Long-term action anticipation (LTA) is crucial in scenarios like self-driving cars and routine domestic chores. However, accurately predicting human behavior is challenging due to its ambiguity and unpredictability.

This study explores the use of large language models (LLMs) in LTA. The researchers propose that LLMs, trained on procedural text material like recipes, can provide valuable prior knowledge for long-term action anticipation. By encoding this knowledge, LLMs can help answer questions about likely future actions and the remaining steps to achieve a goal.

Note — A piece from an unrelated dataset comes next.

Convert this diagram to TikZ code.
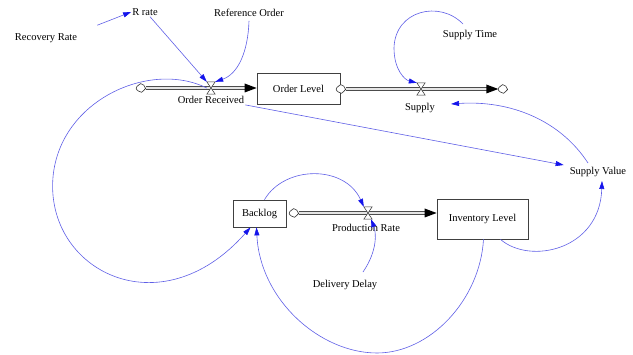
\documentclass[tikz,border=0pt]{standalone}
\usepackage{fontspec}
\setmainfont{Liberation Serif}
\usetikzlibrary{arrows.meta,decorations.markings,calc}
\definecolor{linkblue}{RGB}{95,95,230}
\definecolor{tipblue}{RGB}{20,20,235}
\begin{document}
\begin{tikzpicture}[x=1pt,y=-1pt,
  var/.style={font=\fontsize{10.5}{12}\selectfont, inner sep=1pt},
  stock/.style={draw=black!75, line width=0.8pt, fill=white, font=\fontsize{10.5}{12}\selectfont, inner sep=0pt},
  src/.style={circle, minimum size=9pt, inner sep=0pt},
  cloudline/.style={draw=black!80, fill=white, line width=0.6pt},
  valve/.style={minimum width=8pt, minimum height=12pt, inner sep=0pt},
  pipe/.style={draw=black!70, double=black!10, double distance=2pt, line width=0.8pt, shorten >=10pt,
    postaction={draw=none, decorate, decoration={markings, mark=at position 1 with {\fill[black] (0pt,0pt)--(-12pt,4.5pt)--(-12pt,-4.5pt)--cycle;}}}},
  link/.style={draw=linkblue, line width=0.6pt, -{Triangle[length=8pt,width=5pt,color=tipblue]}}
]
\useasboundingbox (0,0) rectangle (633,355);

% stocks
\node[stock, minimum width=83pt, minimum height=31pt] (ol) at (298.5,88.5) {Order Level};
\node[stock, minimum width=53pt, minimum height=27pt] (bl) at (259.5,213.5) {Backlog};
\node[stock, minimum width=91pt, minimum height=40pt] (il) at (482.5,219) {Inventory Level};

% clouds (sources / sinks)
\node[src] (c1) at (141,88) {};
\node[src] (c2) at (341,89) {};
\node[src] (c3) at (503,89) {};
\node[src] (c4) at (294,213) {};

% valves
\node[valve] (v1) at (211,88) {};
\node[valve] (v2) at (421,89) {};
\node[valve] (v3) at (368,213) {};

% pipes
\draw[pipe] (c1) -- (c1 -| ol.west);
\draw[pipe] (c2) -- (c3);
\draw[pipe] (c4) -- (c4 -| il.west);

\foreach \c in {c1,c2,c3,c4}
  \path[cloudline] plot[smooth cycle, tension=0.9] coordinates {
    ([shift={(4.6,0.5)}]\c.center) ([shift={(2.6,2.6)}]\c.center) ([shift={(0.5,4.3)}]\c.center)
    ([shift={(-2.6,3.0)}]\c.center) ([shift={(-4.8,0.3)}]\c.center) ([shift={(-2.8,-2.6)}]\c.center)
    ([shift={(-0.3,-4.4)}]\c.center) ([shift={(2.8,-2.8)}]\c.center)};

\foreach \v in {v1,v2,v3}
  \filldraw[fill=white, draw=black!80, line width=0.5pt]
    (\v.north west) -- (\v.north east) -- (\v.south west) -- (\v.south east) -- cycle;

% variable labels
\node[var] (rec) at (46,38) {Recovery Rate};
\node[var] (rr) at (145,12) {R rate};
\node[var] (ro) at (249,13) {Reference Order};
\node[var] (or) at (211,100) {Order Received};
\node[var] (st) at (470,35) {Supply Time};
\node[var] (sp) at (420,108) {Supply};
\node[var] (sv) at (598,172) {Supply Value};
\node[var] (pr) at (366,228) {Production Rate};
\node[var] (dd) at (345,285) {Delivery Delay};

% links
\draw[link] ([xshift=19pt,yshift=7pt]rec.north east) -- (rr.west);
\draw[link] ([xshift=5pt]rr.south) -- (v1.north west);
\draw[link] ([yshift=-3pt]ro.south) .. controls (248,52) and (238,74) .. (v1.north east);
\draw[link] (v1.west) .. controls (150,60) and (60,100) .. (53,177)
   .. controls (45,270) and (160,330) .. ([xshift=-9pt]bl.south);
\draw[link] (or.south east) -- ([xshift=-5pt,yshift=1pt]sv.north west);
\draw[link] ([xshift=-10pt,yshift=3pt]sv.north) .. controls (560,120) and (510,100) .. ([xshift=15pt,yshift=4pt]sp.east);
\draw[link] ([xshift=-7pt,yshift=5pt]st.north) .. controls (440,0) and (395,10) .. (394,48)
   .. controls (394,70) and (405,80) .. (v2.north west);
\draw[link] ([xshift=5pt]bl.north) .. controls (285,165) and (345,165) .. (v3.north west);
\draw[link] ([xshift=18pt,yshift=7pt]dd.north) .. controls (378,250) and (376,232) .. ([xshift=3pt]v3.south);
\draw[link] ([xshift=1pt]il.south) .. controls (480,300) and (430,353) .. (377,353)
   .. controls (320,353) and (260,300) .. ([xshift=-3pt]bl.south);
\draw[link] ([xshift=18pt]il.south) .. controls (530,265) and (600,250) .. ([xshift=4pt,yshift=-3pt]sv.south);
\end{tikzpicture}
\end{document}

To evaluate their ideas, the researchers develop a two-stage system called AntGPT. AntGPT uses supervised action recognition algorithms to identify human activities and feeds these representations to OpenAI GPT models. The GPT models predict future actions, either using autoregressive methods or fine-tuning, depending on the LTA approach.

Quantitative and qualitative evaluations using various LTA benchmarks demonstrate the effectiveness of AntGPT in long-term action prediction. The results also show that LLMs can infer high-level objectives and perform counterfactual action anticipation.

The study suggests using language models to infer objectives, model temporal dynamics, and improve long-term action anticipation. The AntGPT framework is proposed as a comprehensive solution that integrates LLMs with computer vision algorithms. The researchers also provide insights into the design decisions, benefits, and limitations of using LLMs for LTA.

In summary, this research contributes to advancing the understanding and application of language models in long-term action anticipation tasks. It highlights the potential of LLMs to enhance predictions and improve human-machine communication in various domains.